Even Ethereum co-founder Vitalik Buterin jumped into the discussion to admit he had used Tornado Cash to obfuscate donations to the Ukraine war effort – not, he claims, to protect himself, but to protect recipients in Ukraine.
This is a problem not just ethically, but legally. OFAC's sanction, and even more so subsequent attempts by the likes of Github to squelch the Tornado Cash code, may point to intense internal contradictions in U.S. law. It's not quite fair to blame OFAC singularly for this: A regulators' job is, generally, to attack a single problem rather than to think through the broader consequences.
Responsibility for the big picture falls instead mostly to legislators and, particularly in this case, the judiciary.
Is code speech?
From a legal standpoint, understanding what Tornado Cash does may be less important than understanding what it is. It is not a company or a human or even a machine with a physical presence. It is open-source code – text, commands, numbers and words – that executes a certain scheme of commands when compiled and deployed in its intended environment.
Tornado Cash, then, is a network of peer-to-peer channels, rather than a discrete company, entity or service. So while the sanctioning document targets Tornado Cash by name, and lays out a series of specific Ethereum addresses associated with it, the code could in principle be redeployed under a different name and utilizing different addresses. It seems likely this would set up a kind of "whack-a-mole" situation as new iterations of Tornado Cash are sanctioned as quickly as they appear.
That could hint at why someone may have leaned on Github owner Microsoft (MSFT) to ban Semenov. The real threat here isn't the operational Tornado Cash service on Ethereum, but the infinitely and freely replicable code that makes it work.
That means OFAC faces a serious constitutional challenge in trying to quash it: As the Washington D.C. lobbying group Coin Center has pointed out, various legal judgments have concluded that both money and computer code can be forms of speech protected by the First Amendment. In the case of money, that seems to particularly apply to monetary political donations.

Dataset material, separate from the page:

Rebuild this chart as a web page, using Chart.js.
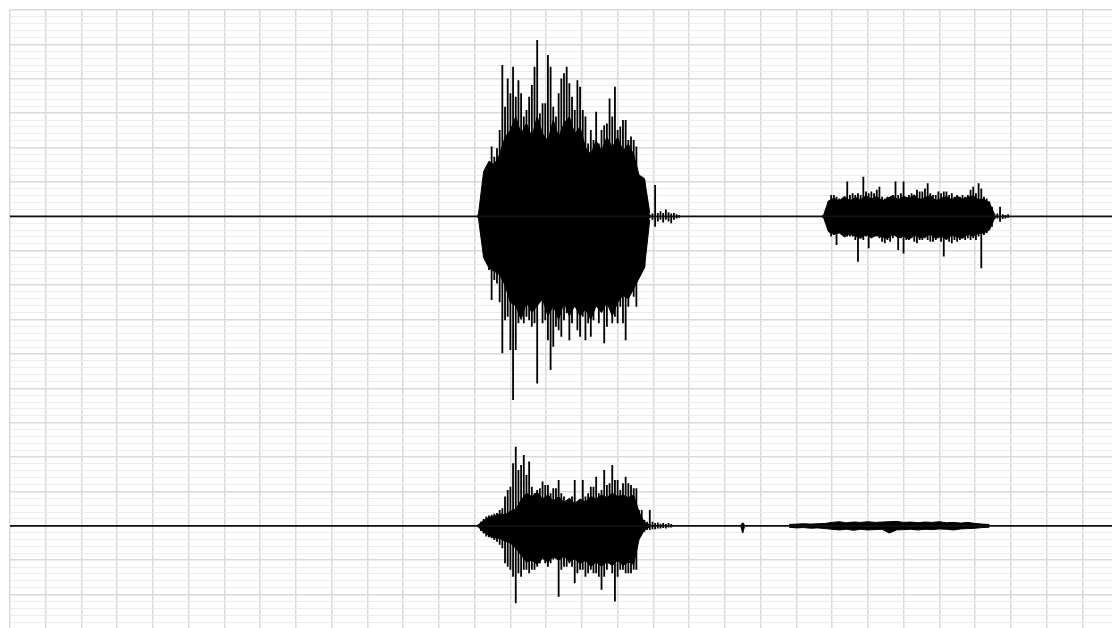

That puts Semenov in the company of both Johannes Trithemius and, more recently, Phil Zimmerman, the inventor of PGP encryption, an effectively unbreakable public-key encryption scheme. Zimmerman released PGP in 1991, declaring it "guerilla freeware." But within months the National Security Agency had declared PGP a sanctioned "munition" so dangerous for warfare that it shcould not be legally distributed.
Zimmerman fought a multi-year legal battle before two federal court decisions in 1996 declared that the encryption techniques were protected by the First Amendment. It seems plausible that a similar conclusion might be reached by courts considering OFAC's actions against the Tornado Cash code.
This is a fundamental dilemma for the U.S., and even for global jurisprudence and social structure. There are very good reasons to not want North Korea or anyone else to be able to freely conceal global financial activity.
But is doing so worth sacrificing the values America purports to stand for?